Estimated read time: 4 min, 58 secs
If you have chosen to click on this blog I bet you have heard the term 'BigData'. Even if you are not a Data professional (Data Scientist or Data Engineer or..) BigData isn't too difficult to understand: it refers to extremely 'big' sets of 'data' that are treated differently to normal sets of data due to their sheer size. For many mature businesses, making data-driven decision means taking implementing BigData. Quite often the 'BigData' term will be accompanied with 'Data Warehouse' and 'Data Lake' terms. These terms are not quite as transparent so today I am going to dive deep into these terms and give you an understanding of the key differences between them.
Humans tend to use things not the way they are supposed to - this is what makes us human.
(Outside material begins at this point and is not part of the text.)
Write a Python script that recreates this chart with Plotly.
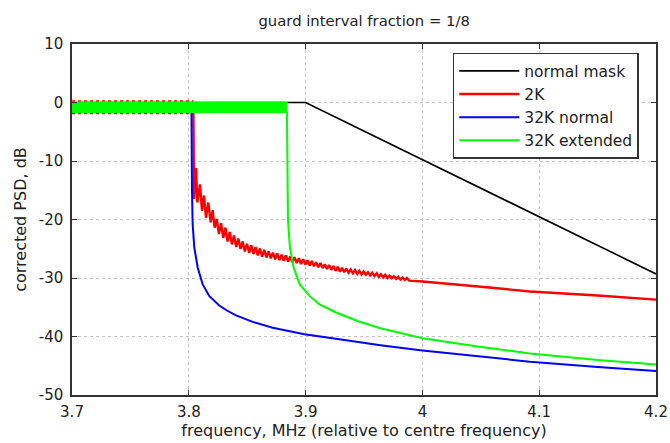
import plotly.graph_objects as go

# ---------------- data ----------------
mask_x = [3.7, 3.9, 4.2]
mask_y = [0.0, 0.0, -29.3]

# 2K: rippling flat part (envelope edges) then decaying rippled tail
red_flat_x = [3.7, 3.804]
red_flat_upper = [0.25, 0.25]
red_flat_lower = [-1.9, -1.9]

red_x = [3.7, 3.8039, 3.8045, 3.80616, 3.80731, 3.80959, 3.8113, 3.8130, 3.8147,
         3.8167, 3.8187, 3.8204, 3.8221,
         3.8239, 3.8258, 3.8276, 3.8295, 3.8313, 3.8332, 3.8350, 3.8369, 3.8387, 3.8406,
         3.8424, 3.8443, 3.8461, 3.8480, 3.8498, 3.8517, 3.8535, 3.8554, 3.8572, 3.8591,
         3.8609, 3.8628, 3.8646, 3.8665, 3.8683, 3.8702, 3.8720, 3.8739, 3.8757, 3.8776,
         3.8794, 3.8813, 3.8831, 3.8850, 3.8868, 3.8887, 3.8905, 3.8924, 3.8942, 3.8961,
         3.8979, 3.8998, 3.9016, 3.9035, 3.9053, 3.9072, 3.9090, 3.9109, 3.9127, 3.9146,
         3.9164, 3.9183, 3.9201, 3.9220, 3.9238, 3.9257, 3.9275, 3.9294, 3.9312, 3.9331,
         3.9349, 3.9368, 3.9386, 3.9405, 3.9423, 3.9442, 3.9460, 3.9479, 3.9497, 3.9516,
         3.9534, 3.9553, 3.9571, 3.9590, 3.9608, 3.9627, 3.9645, 3.9664, 3.9682, 3.9701,
         3.9719, 3.9738, 3.9756, 3.9775, 3.9793, 3.9812, 3.9830, 3.9849, 3.9867, 3.9886,
         4.0, 4.05, 4.092, 4.15, 4.2]
red_y = [-1.5, -1.5, -16.5, -11.2, -17.1, -14.0, -18.5, -15.9, -19.7,
         -17.1, -20.5, -18.4, -21.4,
         -19.9, -22.5, -20.65, -23.15, -21.4, -23.75, -22.15, -24.25, -22.75, -24.7,
         -23.25, -25.05, -23.75, -25.45, -24.15, -25.7, -24.4, -25.9, -24.7, -26.15,
         -24.95, -26.35, -25.2, -26.5, -25.4, -26.65, -25.65, -26.8, -25.8, -26.95,
         -26.0, -27.05, -26.15, -27.2, -26.3, -27.3, -26.45, -27.45, -26.6, -27.6,
         -26.8, -27.7, -26.95, -27.85, -27.1, -28.0, -27.3, -28.15, -27.45, -28.3,
         -27.65, -28.45, -27.8, -28.6, -27.95, -28.75, -28.1, -28.9, -28.25, -29.0,
         -28.4, -29.1, -28.55, -29.2, -28.65, -29.3, -28.75, -29.4, -28.9, -29.45,
         -29.0, -29.55, -29.1, -29.65, -29.2, -29.8, -29.35, -29.9, -29.45, -30.0,
         -29.6, -30.05, -29.7, -30.15, -29.8, -30.25, -29.9, -30.35, -30.0, -30.45,
         -30.6, -31.5, -32.3, -33.0, -33.7]

# 32K normal
blue_x = [3.7, 3.8023, 3.80274, 3.8033, 3.8047, 3.8076, 3.8119, 3.8176, 3.8261,
          3.8330, 3.8404, 3.8547, 3.8718, 3.8989, 3.926, 3.964, 4.0, 4.05, 4.092,
          4.15, 4.2]
blue_y = [-1.5, -1.5, -15.1, -20.8, -24.8, -28.2, -31.1, -33.1, -34.7,
          -35.6, -36.4, -37.5, -38.5, -39.6, -40.4, -41.5, -42.4, -43.5, -44.3,
          -45.2, -45.9]

# 32K extended: rippling flat band then tail
green_band_x = [3.7, 3.884]
green_band_upper = [0.0, 0.0]
green_band_lower = [-1.65, -1.65]

green_x = [3.884, 3.8843, 3.8849, 3.8866, 3.8897, 3.8950, 3.9035, 3.9117, 3.926,
           3.945, 3.964, 4.0, 4.05, 4.092, 4.15, 4.2]
green_y = [-1.5, -15.1, -20.1, -24.8, -28.2, -31.1, -33.1, -34.5, -35.9,
           -37.4, -38.6, -40.3, -41.8, -42.9, -44.0, -44.8]

x_ticks = [3.7, 3.8, 3.9, 4.0, 4.1, 4.2]
x_tick_labels = ["3.7", "3.8", "3.9", "4", "4.1", "4.2"]
y_ticks = [10, 0, -10, -20, -30, -40, -50]
y_tick_labels = ["10", "0", "-10", "-20", "-30", "-40", "-50"]

FONT = "DejaVu Sans, Liberation Sans, Arial, sans-serif"
TXT = "#222222"
BLACK = "#000000"
RED = "#ff0000"
BLUE = "#0000ff"
GREEN = "#00ff00"

fig = go.Figure()

fig.add_trace(go.Scatter(x=mask_x, y=mask_y, mode="lines", name="normal mask",
                         line=dict(color=BLACK, width=1.6)))

# red flat ripple band edges (peeking out from under green)
fig.add_trace(go.Scatter(x=red_flat_x, y=red_flat_upper, mode="lines", showlegend=False,
                         line=dict(color=RED, width=1.5, dash="dot"), hoverinfo="skip"))
fig.add_trace(go.Scatter(x=red_flat_x, y=red_flat_lower, mode="lines", showlegend=False,
                         line=dict(color=RED, width=1.5, dash="dot"), hoverinfo="skip"))
fig.add_trace(go.Scatter(x=red_x, y=red_y, mode="lines", name="2K",
                         line=dict(color=RED, width=2.4)))

fig.add_trace(go.Scatter(x=blue_x, y=blue_y, mode="lines", name="32K normal",
                         line=dict(color=BLUE, width=2)))

# green band
fig.add_trace(go.Scatter(x=green_band_x, y=green_band_lower, mode="lines", showlegend=False,
                         line=dict(color=GREEN, width=1.5), hoverinfo="skip"))
fig.add_trace(go.Scatter(x=green_band_x, y=green_band_upper, mode="lines", showlegend=False,
                         fill="tonexty", fillcolor=GREEN,
                         line=dict(color=GREEN, width=1.5), hoverinfo="skip"))
fig.add_trace(go.Scatter(x=green_x, y=green_y, mode="lines", name="32K extended",
                         line=dict(color=GREEN, width=2)))

axis_common = dict(
    showline=True, linecolor="#333333", linewidth=1.5, mirror="ticks",
    ticks="inside", ticklen=5, tickcolor="#333333", tickwidth=1.2,
    showgrid=True, gridcolor="#c4c4c4", gridwidth=1, griddash="dot",
    zeroline=False, automargin=False,
    tickfont=dict(family=FONT, size=15, color=TXT),
)

fig.update_xaxes(range=[3.7, 4.2], tickvals=x_ticks, ticktext=x_tick_labels,
                 title=dict(text="frequency, MHz (relative to centre frequency)",
                            font=dict(family=FONT, size=16, color=TXT), standoff=4),
                 ticklabelstandoff=2, **axis_common)
fig.update_yaxes(range=[-50, 10], tickvals=y_ticks, ticktext=y_tick_labels,
                 title=dict(text="corrected PSD, dB",
                            font=dict(family=FONT, size=16, color=TXT), standoff=8),
                 ticklabelstandoff=4, **axis_common)

fig.update_layout(
    width=670, height=443,
    margin=dict(l=72, r=14, t=44, b=48),
    paper_bgcolor="white", plot_bgcolor="white",
    title=dict(text="guard interval fraction = 1/8", x=0.5435, xanchor="center",
               y=0.953, yanchor="middle",
               font=dict(family=FONT, size=14.8, color=TXT)),
    legend=dict(x=0.652, y=0.975, xanchor="left", yanchor="top",
                bgcolor="white", bordercolor="#333333", borderwidth=1.5,
                font=dict(family=FONT, size=15.5, color=TXT),
                traceorder="normal", tracegroupgap=0, itemwidth=60),
    showlegend=True,
)

# remove the default page margin so the 670x443 figure fills the window exactly
fig.write_html("out.html",
               config={"displayModeBar": False},
               post_script="document.body.style.margin='0';document.body.style.overflow='hidden';")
By design, the primary purpose of a computer was to compute (or process) not store. This came as a secondary, temporary or even optional component in many designs. And this is how mathematicians and engineers used computers sized bigger than your bedroom to solve their tasks. But just a decade later we started to realise computers can locate a necessary piece of information much faster than a human browsing through copious folders of paper. Nowadays, we process mountains of information which need to be collected, stored and made available for analysis. This task is solved by both concepts of Data Warehouse and Data Lake. So what actually are these?
A Data Warehouse is similar to a traditional warehouse - perfectly organised with full control what is inside and where all items in the inventory are located. Data Warehousing has a long history in an enterprise sector to store, manage and analyse structured datasets. Usually, the data that is stored in Data Warehouses are cleaned, pre-aggregated and organised for specific business purposes. This data is then made accessible directly by different BI tools. Similar to in a physical warehouse, inventory (the data) is organised and mapped in a way that it makes complete sense and serves a predefined specific purpose. In many, cases Data Warehouse is used in "write once, read multiple times" mode.
A Data Lake includes multiple streams of data that all flow together to produce a 'lake' of different data types.
Data Lakes are a newer technology that are usually built with an open-source ecosystem such as Hadoop. Data Lakes allow aggregation of structured, unstructured, or even raw data sets without any pre-processing. The Data Schema definition, processing, and filtering is usually done if, and when, data is read.
You should already be able to tell there are some key differences between the two key terms 'Data Lake' and 'Data Warehouse' . Let's break these down in a bit more detail:
|DATA WAREHOUSE||DATA LAKE|
|Data is structured and processed.||Structured or unstructured or raw (like log files).|
|Data storage schema is enforced during the writing.||Schema on read.|
|More expensive for large data volumes.||Designed for low-cost storage.|
|Less agile - fixed configuration, modernising schema could be difficult.||Highly agile - configure and reconfigure as needed.|
|More "traditional" approach with mature security.||Overall still under development. Less granular security control.|
|Best suited for business professionals.||Best suited for data scientists and data engineers.|
CRM, financial transactions, ERP
social media, web server logs, sensor data, documents, media files.
Data Warehousing is perfect for mature but evolving businesses that have a determined set of data sources, each presenting prepared and structured data. A traditional data warehouse is an expensive resource but is highly beneficial for enterprise organisations. Processing in Data Warehousing should be completed before or as data is written. Some common cloud examples of Data Warehouses are Google BigQuery and Amazon Redshift.
A Data Lake is a data system to support innovation and insights that is agile and prepared for what the future has to offer. Data storage and retention is much easier and cheaper than in Data Warehouse. Processing in Data Lakes is completed when the data is read, and hence Data Lakes can dynamically adapt to the analysis at hand. Data Lakes are becoming more commonly included in enterprise data strategies due to the insights and flexibility that they offer. Some Data Lake Cloud solutions that are becoming common for enterprises to use are: Azure Blob Storage and Amazon S3.